Des Iraniens se sont rassemblés devant l’université Sharif et ont mis en place un barrage avec leurs voitures pour empêcher l’arrivée de troupes supplémentaires dans une vidéo prise le 2 octobre 2022.

Au début, nous ne l’avons pas cru. Finalement, nous avons entendu les voix des gens derrière la porte principale et certains amis à l’extérieur nous ont envoyé des messages pour dire qu’il y avait du monde et qu’il n’y avait pas beaucoup de Bassidjis à la porte. Alors, nous sommes sortis. Les gens qui s’étaient rassemblés là nous ont sauvés. Mais même aujourd’hui, je n’ai aucune idée du nombre de mes camarades qui ont été arrêtés ou du nombre de blessés.”

“Ils voulaient faire de nous un exemple pour que les étudiants des autres universités cessent de manifester”

Je ne peux pas mettre de mots sur ce que nous avons vécu. C’était apocalyptique. C’était comme une zone de guerre, chaque fois qu’un étudiant s’évanouissait, que ce soit à cause du gaz, de la peur, il y avait des taches de sang ici et là.

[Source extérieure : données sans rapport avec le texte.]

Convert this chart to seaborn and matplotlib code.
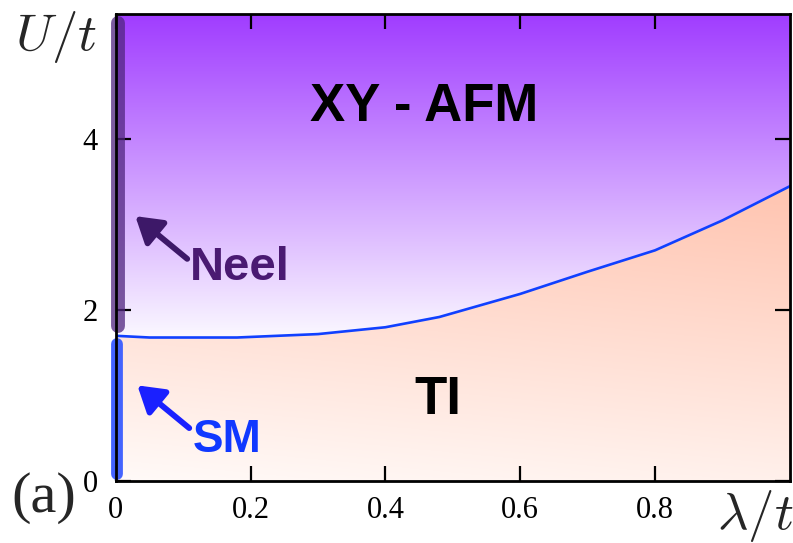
import numpy as np
import matplotlib
matplotlib.use("Agg")
import matplotlib.pyplot as plt
import seaborn as sns
import pandas as pd
from matplotlib.patches import Polygon

# ---- data ----
lam = [0.0, 0.05, 0.18, 0.30, 0.40, 0.48, 0.60, 0.70, 0.80, 0.90, 1.0]
u_c = [1.70, 1.68, 1.68, 1.72, 1.80, 1.92, 2.19, 2.45, 2.70, 3.05, 3.45]
x_ticks = [0, 0.2, 0.4, 0.6, 0.8]
x_ticklabels = ["0", "0.2", "0.4", "0.6", "0.8"]
y_ticks = [0, 2, 4]
y_ticklabels = ["0", "2", "4"]
neel_range = [1.81, 5.36]
sm_range = [0.08, 1.60]
xmax, ymax = 1.0, 5.47

sns.set_theme(style="ticks")
plt.rcParams["font.family"] = ["Liberation Serif", "DejaVu Serif"]
plt.rcParams["mathtext.fontset"] = "cm"

fig = plt.figure(figsize=(7.93, 5.43), dpi=100)
ax = fig.add_axes([0.146, 0.114, 0.850, 0.861])
ax.set_xlim(0, xmax)
ax.set_ylim(0, ymax)

# ---- gradient backgrounds ----
nx, ny = 300, 300
gx = np.linspace(0, xmax, nx)
gy = np.linspace(0, ymax, ny)
X, Y = np.meshgrid(gx, gy)
top_c = np.array([160, 60, 255]) / 255.0
low_c = np.array([250, 247, 255]) / 255.0
t = np.clip((Y - 1.7) / (ymax - 1.7), 0, 1)[..., None]
img_up = low_c * (1 - t) + top_c * t
w_c = np.array([255, 250, 248]) / 255.0
p_c = np.array([255, 196, 176]) / 255.0
s = np.clip(0.82 * Y / 3.45 + 0.18 * X / xmax, 0, 1)[..., None]
img_lo = w_c * (1 - s) + p_c * s

poly_up = Polygon(list(zip(lam, u_c)) + [(xmax, ymax), (0, ymax)], closed=True,
                  transform=ax.transData, facecolor="none", edgecolor="none")
poly_lo = Polygon(list(zip(lam, u_c)) + [(xmax, 0), (0, 0)], closed=True,
                  transform=ax.transData, facecolor="none", edgecolor="none")
ax.add_patch(poly_up)
ax.add_patch(poly_lo)
im1 = ax.imshow(img_up, extent=[0, xmax, 0, ymax], origin="lower", aspect="auto", zorder=0)
im1.set_clip_path(poly_up)
im2 = ax.imshow(img_lo, extent=[0, xmax, 0, ymax], origin="lower", aspect="auto", zorder=0)
im2.set_clip_path(poly_lo)

# ---- phase boundary ----
df = pd.DataFrame({"lam": lam, "U": u_c})
sns.lineplot(data=df, x="lam", y="U", ax=ax, color="#1040ff", lw=1.9, zorder=3, sort=False)

# ---- bars on the U axis ----
ax.plot([0.003, 0.003], neel_range, color="#50257f", alpha=0.75, lw=10,
        solid_capstyle="round", clip_on=False, zorder=4)
ax.plot([0.002, 0.002], sm_range, color="#3a5cff", alpha=0.95, lw=8.5,
        solid_capstyle="round", clip_on=False, zorder=4)

# ---- labels / arrows ----
bold = dict(family=["Liberation Sans", "DejaVu Sans"], fontweight="bold")
ax.text(0.458, (481 - 107) / 85.5, "XY - AFM", fontsize=38, color="black", ha="center",
        va="center", **bold)
ax.text(0.478, (481 - 400) / 85.5, "TI", fontsize=38, color="black", ha="center",
        va="center", **bold)
ax.text(0.110, (481 - 268) / 85.5, "Neel", fontsize=34, color="#4a1a72", ha="left",
        va="center", **bold)
ax.text(0.114, (481 - 440) / 85.5, "SM", fontsize=33, color="#1038ff", ha="left",
        va="center", **bold)
ax.annotate("", xy=(0.029, 3.10), xytext=(0.106, 2.60),
            arrowprops=dict(arrowstyle="-|>,head_length=0.45,head_width=0.28", lw=4.2,
                            color="#3d1868", mutation_scale=34, shrinkA=0, shrinkB=0),
            zorder=5)
ax.annotate("", xy=(0.032, 1.12), xytext=(0.109, 0.62),
            arrowprops=dict(arrowstyle="-|>,head_length=0.45,head_width=0.28", lw=4.2,
                            color="#1a20ff", mutation_scale=34, shrinkA=0, shrinkB=0),
            zorder=5)

# ---- axes styling ----
ax.set_xticks(x_ticks)
ax.set_xticklabels(x_ticklabels)
ax.set_yticks(y_ticks)
ax.set_yticklabels(y_ticklabels)
ax.tick_params(direction="in", length=11, width=1.6, top=True, right=True,
               labelsize=22, colors="black")
ax.tick_params(axis="x", pad=11)
ax.tick_params(axis="y", pad=13)
for lab in ax.get_xticklabels() + ax.get_yticklabels():
    lab.set_family(["Liberation Serif", "DejaVu Serif"])
for sp in ax.spines.values():
    sp.set_visible(True)
    sp.set_linewidth(2)
    sp.set_color("black")
    sp.set_zorder(6)
ax.set_xlabel("")
ax.set_ylabel("")

fig.text(56 / 793, 1 - 37 / 543, r"$U/t$", fontsize=38, ha="center", va="center")
fig.text(755 / 793, 1 - 516 / 543, r"$\lambda/t$", fontsize=38, ha="center", va="center")
fig.text(44 / 793, 1 - 498 / 543, "(a)", fontsize=42, ha="center", va="center",
         family=["Liberation Serif", "DejaVu Serif"])

fig.savefig("out.png", dpi=100)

Ils voulaient faire de nous un exemple pour les autres étudiants. Et je suis heureuse que cela n’ait pas fonctionné. Je pense que pour la première fois de notre histoire, non seulement des étudiants, mais aussi des lycéens ont manifesté en Iran.


Un exemple de balle en caoutchouc tirée sur des étudiants de l’université Sharif le 2 octobre 2022.

Et oui, j’ai peur. J’ai vu mes parents m’attendre dans la rue. Ma mère s’est évanouie en me voyant. C’est là que j’ai réalisé à quel point j’avais peur. Il faut être stupide pour ne pas être effrayé par ces fantômes. Je vais soigner mes blessures pendant un jour ou deux, puis je continuerai à manifester, que ce soit à l’université ou dans la rue.

De vastes manifestations secouent l’Iran depuis le 16 septembre, suite à la mort de Mahsa Amini. Selon Iran Human Rights, une organisation indépendante basée à Oslo, au moins 133 manifestants ont été tués par les forces de sécurité en Iran entre le 16 septembre et le 2 octobre.